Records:

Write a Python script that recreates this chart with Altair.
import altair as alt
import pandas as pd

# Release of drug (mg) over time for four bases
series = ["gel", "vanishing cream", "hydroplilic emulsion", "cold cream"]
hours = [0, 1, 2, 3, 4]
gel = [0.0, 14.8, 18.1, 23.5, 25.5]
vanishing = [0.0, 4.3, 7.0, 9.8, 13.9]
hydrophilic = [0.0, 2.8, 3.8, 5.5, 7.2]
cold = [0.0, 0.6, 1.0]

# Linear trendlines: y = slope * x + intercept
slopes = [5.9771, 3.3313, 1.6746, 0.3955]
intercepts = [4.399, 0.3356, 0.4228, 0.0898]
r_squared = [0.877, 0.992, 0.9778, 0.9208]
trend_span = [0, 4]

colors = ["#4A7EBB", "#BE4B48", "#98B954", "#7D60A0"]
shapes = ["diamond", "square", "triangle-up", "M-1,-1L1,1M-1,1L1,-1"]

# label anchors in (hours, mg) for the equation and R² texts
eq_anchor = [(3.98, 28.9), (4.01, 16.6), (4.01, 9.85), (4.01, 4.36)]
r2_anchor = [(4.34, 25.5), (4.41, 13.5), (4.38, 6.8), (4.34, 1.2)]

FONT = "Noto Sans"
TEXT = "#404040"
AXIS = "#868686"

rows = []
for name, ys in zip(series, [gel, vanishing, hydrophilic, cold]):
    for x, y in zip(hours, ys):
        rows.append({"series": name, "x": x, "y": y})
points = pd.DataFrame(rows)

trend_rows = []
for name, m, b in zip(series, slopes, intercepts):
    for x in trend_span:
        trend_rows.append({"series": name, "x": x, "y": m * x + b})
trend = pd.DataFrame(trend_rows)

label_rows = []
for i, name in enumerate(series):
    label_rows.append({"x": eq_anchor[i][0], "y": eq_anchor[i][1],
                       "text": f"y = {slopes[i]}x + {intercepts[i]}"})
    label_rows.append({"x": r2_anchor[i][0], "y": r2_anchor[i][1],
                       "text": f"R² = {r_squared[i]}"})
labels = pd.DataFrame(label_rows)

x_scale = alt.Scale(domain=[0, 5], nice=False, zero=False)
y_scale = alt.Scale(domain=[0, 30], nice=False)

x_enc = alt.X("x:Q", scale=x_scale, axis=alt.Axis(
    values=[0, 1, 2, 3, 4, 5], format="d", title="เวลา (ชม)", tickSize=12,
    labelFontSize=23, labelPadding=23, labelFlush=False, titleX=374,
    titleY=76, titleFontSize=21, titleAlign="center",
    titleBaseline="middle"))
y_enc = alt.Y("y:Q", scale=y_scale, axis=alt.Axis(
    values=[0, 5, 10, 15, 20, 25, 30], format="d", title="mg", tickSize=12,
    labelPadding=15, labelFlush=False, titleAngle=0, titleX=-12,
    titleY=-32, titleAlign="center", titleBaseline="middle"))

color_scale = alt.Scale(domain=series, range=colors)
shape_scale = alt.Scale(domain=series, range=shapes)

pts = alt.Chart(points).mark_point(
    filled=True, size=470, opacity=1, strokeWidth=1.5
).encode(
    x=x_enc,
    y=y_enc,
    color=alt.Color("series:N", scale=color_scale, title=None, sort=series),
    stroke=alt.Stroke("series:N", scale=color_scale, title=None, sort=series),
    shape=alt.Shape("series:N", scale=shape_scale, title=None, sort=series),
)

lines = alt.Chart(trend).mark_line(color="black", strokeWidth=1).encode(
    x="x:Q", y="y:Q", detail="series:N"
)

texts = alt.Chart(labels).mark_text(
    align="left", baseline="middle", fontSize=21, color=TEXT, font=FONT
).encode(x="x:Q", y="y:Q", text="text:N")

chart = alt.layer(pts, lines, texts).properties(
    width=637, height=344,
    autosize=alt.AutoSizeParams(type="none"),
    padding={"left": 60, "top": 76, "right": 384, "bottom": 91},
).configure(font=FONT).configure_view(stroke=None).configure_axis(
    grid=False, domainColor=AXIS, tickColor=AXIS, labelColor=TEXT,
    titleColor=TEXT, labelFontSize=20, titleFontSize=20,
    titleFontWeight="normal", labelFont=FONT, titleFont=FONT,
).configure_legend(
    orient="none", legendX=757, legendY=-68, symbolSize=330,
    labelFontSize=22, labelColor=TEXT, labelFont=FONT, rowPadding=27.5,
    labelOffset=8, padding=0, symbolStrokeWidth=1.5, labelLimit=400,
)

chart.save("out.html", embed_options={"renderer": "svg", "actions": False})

==

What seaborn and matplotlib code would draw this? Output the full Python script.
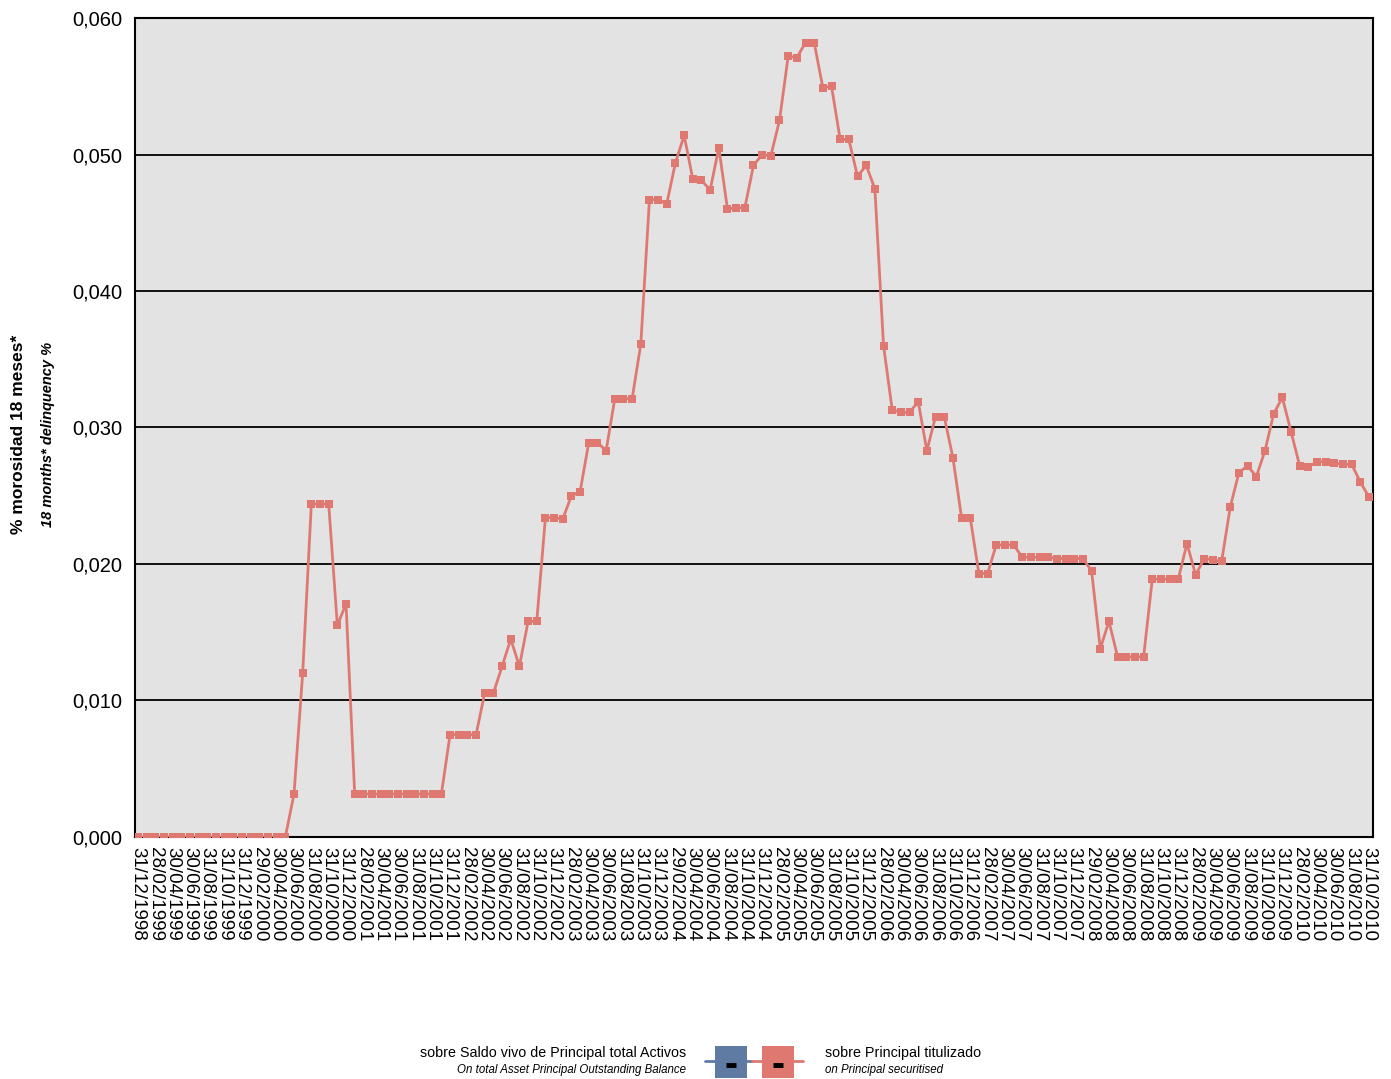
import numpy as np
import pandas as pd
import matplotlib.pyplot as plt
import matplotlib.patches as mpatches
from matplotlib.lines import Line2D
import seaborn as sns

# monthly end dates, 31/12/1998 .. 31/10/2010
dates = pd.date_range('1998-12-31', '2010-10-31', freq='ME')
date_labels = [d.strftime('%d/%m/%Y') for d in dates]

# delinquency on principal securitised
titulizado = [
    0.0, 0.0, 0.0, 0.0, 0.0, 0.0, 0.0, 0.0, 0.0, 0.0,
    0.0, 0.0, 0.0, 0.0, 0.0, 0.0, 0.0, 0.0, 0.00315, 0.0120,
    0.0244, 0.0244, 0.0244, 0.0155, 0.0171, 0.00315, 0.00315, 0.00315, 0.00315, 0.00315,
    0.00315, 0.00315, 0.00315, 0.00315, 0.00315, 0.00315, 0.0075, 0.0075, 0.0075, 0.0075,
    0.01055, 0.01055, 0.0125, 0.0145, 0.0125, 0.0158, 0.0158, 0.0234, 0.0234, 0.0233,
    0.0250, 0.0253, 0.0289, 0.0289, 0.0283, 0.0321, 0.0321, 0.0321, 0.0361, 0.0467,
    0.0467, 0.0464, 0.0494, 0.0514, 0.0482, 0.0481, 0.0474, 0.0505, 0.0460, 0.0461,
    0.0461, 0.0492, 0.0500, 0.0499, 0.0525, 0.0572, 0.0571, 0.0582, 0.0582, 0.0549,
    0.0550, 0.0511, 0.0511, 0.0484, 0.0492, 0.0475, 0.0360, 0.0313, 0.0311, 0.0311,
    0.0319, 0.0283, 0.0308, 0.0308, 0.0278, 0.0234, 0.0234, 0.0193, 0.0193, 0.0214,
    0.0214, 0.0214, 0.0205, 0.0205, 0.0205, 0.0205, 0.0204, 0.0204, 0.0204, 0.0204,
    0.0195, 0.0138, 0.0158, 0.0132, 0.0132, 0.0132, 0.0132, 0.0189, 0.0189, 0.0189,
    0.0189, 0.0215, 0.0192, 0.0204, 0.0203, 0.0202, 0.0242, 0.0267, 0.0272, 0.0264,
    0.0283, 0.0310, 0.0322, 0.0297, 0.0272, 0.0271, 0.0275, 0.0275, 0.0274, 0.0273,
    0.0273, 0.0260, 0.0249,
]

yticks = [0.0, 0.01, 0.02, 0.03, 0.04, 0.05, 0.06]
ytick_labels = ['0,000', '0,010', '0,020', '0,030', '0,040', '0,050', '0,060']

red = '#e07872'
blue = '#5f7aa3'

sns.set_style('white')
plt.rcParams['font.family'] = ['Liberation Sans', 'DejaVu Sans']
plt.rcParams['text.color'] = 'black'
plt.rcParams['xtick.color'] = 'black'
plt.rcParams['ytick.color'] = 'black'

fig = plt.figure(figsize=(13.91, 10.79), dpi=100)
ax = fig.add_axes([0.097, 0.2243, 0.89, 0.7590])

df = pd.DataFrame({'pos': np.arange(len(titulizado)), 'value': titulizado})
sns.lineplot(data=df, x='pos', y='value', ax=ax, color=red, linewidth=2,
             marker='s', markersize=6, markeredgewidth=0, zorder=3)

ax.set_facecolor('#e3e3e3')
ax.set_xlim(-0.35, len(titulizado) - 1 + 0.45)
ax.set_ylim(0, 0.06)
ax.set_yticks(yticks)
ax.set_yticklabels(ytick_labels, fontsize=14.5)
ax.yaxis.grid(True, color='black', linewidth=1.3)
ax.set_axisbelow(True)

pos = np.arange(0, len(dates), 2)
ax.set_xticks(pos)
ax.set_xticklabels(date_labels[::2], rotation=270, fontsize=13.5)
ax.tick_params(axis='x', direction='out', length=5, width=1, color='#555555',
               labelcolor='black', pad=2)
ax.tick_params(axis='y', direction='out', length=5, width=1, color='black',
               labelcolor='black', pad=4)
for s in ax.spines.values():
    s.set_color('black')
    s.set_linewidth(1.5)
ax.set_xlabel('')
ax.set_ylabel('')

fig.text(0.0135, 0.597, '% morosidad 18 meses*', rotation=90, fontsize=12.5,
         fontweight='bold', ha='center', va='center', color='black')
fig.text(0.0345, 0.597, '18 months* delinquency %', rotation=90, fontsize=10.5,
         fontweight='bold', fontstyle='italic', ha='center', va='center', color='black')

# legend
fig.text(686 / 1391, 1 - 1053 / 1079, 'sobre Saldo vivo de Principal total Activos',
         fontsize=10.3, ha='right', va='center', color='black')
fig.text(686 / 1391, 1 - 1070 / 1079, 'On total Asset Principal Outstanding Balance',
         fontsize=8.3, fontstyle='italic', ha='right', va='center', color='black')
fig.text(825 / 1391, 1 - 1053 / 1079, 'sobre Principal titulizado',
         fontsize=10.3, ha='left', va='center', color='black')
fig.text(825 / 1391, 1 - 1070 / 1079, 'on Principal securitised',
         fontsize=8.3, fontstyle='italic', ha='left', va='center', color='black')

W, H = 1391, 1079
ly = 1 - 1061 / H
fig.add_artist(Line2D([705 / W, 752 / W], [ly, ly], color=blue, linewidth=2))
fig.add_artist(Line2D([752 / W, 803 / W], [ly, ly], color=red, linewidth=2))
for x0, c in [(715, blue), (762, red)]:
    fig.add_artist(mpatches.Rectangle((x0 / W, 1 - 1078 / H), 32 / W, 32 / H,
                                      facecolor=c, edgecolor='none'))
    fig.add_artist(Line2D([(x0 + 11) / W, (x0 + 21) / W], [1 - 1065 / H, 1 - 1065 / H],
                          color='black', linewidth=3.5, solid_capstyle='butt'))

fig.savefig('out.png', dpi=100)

__Exercise goal__. Pictures should be left out. Retype only the run of lines from the line containing "What seaborn and" to the line containing "date_labels = [d.strftime('%d/%m/%Y')", inclusive.

__Correct answer__.
What seaborn and matplotlib code would draw this? Output the full Python script.
import numpy as np
import pandas as pd
import matplotlib.pyplot as plt
import matplotlib.patches as mpatches
from matplotlib.lines import Line2D
import seaborn as sns

# monthly end dates, 31/12/1998 .. 31/10/2010
dates = pd.date_range('1998-12-31', '2010-10-31', freq='ME')
date_labels = [d.strftime('%d/%m/%Y') for d in dates]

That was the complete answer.